- _TO DO_
Emit the exact text of every line from the line with "Convert this diagram to TikZ code." to the line with "(0,0) rectangle (1205,673);", both ends included. No other output is expected.

- _DATA FOR THE TASK_
......

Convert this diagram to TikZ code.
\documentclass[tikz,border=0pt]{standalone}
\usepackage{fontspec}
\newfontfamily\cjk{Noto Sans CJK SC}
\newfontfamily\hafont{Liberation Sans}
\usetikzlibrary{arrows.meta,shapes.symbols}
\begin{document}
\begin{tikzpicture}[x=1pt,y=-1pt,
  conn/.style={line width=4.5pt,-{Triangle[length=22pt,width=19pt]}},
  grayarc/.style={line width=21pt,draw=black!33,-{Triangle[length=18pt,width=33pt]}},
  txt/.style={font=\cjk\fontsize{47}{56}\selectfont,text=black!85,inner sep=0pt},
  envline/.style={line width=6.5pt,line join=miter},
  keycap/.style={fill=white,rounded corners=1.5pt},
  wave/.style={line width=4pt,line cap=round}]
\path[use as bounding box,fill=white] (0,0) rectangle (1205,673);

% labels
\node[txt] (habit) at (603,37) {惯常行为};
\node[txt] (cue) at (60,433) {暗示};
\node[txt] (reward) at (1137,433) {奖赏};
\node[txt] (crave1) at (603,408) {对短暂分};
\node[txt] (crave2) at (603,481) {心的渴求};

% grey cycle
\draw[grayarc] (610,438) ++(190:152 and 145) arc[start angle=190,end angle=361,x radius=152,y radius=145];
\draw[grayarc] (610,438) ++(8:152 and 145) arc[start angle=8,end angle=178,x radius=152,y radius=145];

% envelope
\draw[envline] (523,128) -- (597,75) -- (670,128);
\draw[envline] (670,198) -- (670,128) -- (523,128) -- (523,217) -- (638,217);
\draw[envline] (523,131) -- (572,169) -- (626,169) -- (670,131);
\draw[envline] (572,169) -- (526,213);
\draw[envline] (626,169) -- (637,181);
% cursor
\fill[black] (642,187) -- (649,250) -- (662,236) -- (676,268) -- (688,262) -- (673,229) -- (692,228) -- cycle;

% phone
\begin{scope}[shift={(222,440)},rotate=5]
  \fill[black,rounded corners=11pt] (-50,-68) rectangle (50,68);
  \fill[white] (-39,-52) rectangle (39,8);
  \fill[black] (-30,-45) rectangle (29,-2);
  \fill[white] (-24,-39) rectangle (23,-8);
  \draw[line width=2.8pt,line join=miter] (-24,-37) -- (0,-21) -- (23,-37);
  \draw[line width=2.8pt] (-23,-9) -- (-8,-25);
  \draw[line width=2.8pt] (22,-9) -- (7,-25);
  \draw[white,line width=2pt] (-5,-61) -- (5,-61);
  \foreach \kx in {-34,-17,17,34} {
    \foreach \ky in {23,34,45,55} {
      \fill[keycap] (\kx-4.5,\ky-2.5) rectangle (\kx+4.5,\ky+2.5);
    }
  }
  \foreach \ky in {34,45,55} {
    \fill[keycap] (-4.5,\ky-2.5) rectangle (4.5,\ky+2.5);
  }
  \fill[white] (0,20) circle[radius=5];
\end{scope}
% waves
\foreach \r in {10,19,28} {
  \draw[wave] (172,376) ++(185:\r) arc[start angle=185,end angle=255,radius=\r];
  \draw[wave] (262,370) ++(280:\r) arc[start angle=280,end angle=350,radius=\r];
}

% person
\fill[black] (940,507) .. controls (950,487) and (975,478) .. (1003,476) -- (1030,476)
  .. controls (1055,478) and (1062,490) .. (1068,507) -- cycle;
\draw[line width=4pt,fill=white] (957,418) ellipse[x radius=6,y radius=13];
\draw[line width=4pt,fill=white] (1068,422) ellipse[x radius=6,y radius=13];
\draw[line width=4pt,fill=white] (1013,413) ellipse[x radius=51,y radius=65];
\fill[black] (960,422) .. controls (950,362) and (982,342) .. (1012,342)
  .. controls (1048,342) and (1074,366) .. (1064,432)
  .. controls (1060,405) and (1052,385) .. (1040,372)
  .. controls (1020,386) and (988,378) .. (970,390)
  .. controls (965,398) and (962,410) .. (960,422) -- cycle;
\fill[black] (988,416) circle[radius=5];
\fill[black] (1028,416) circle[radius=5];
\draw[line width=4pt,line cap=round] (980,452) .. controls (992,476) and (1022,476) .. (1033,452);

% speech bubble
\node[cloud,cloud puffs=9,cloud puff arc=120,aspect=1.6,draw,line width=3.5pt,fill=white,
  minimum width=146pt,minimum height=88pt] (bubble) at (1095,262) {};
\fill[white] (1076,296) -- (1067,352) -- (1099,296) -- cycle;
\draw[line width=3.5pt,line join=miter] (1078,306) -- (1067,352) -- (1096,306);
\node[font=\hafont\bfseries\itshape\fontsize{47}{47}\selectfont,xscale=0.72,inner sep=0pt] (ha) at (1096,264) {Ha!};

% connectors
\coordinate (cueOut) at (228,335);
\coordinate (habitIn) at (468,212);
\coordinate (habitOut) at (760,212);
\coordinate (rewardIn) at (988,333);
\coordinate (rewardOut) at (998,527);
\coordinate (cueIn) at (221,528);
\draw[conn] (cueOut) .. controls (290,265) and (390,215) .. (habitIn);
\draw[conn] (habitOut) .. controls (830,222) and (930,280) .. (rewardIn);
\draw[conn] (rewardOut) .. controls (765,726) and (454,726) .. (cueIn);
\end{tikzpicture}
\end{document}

......

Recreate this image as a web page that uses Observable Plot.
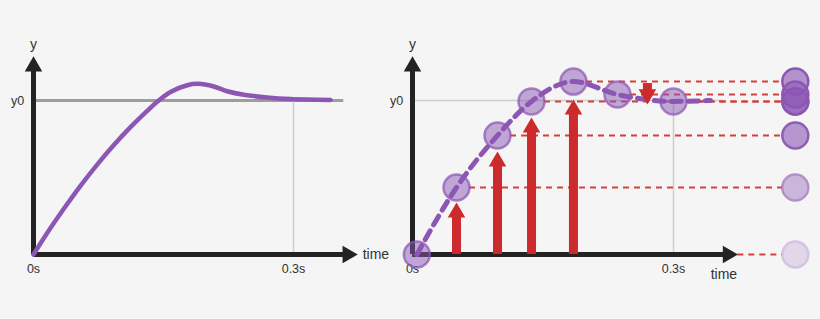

......

- _SOLVED EXERCISE_
Convert this diagram to TikZ code.
\documentclass[tikz,border=0pt]{standalone}
\usepackage{fontspec}
\newfontfamily\cjk{Noto Sans CJK SC}
\newfontfamily\hafont{Liberation Sans}
\usetikzlibrary{arrows.meta,shapes.symbols}
\begin{document}
\begin{tikzpicture}[x=1pt,y=-1pt,
  conn/.style={line width=4.5pt,-{Triangle[length=22pt,width=19pt]}},
  grayarc/.style={line width=21pt,draw=black!33,-{Triangle[length=18pt,width=33pt]}},
  txt/.style={font=\cjk\fontsize{47}{56}\selectfont,text=black!85,inner sep=0pt},
  envline/.style={line width=6.5pt,line join=miter},
  keycap/.style={fill=white,rounded corners=1.5pt},
  wave/.style={line width=4pt,line cap=round}]
\path[use as bounding box,fill=white] (0,0) rectangle (1205,673);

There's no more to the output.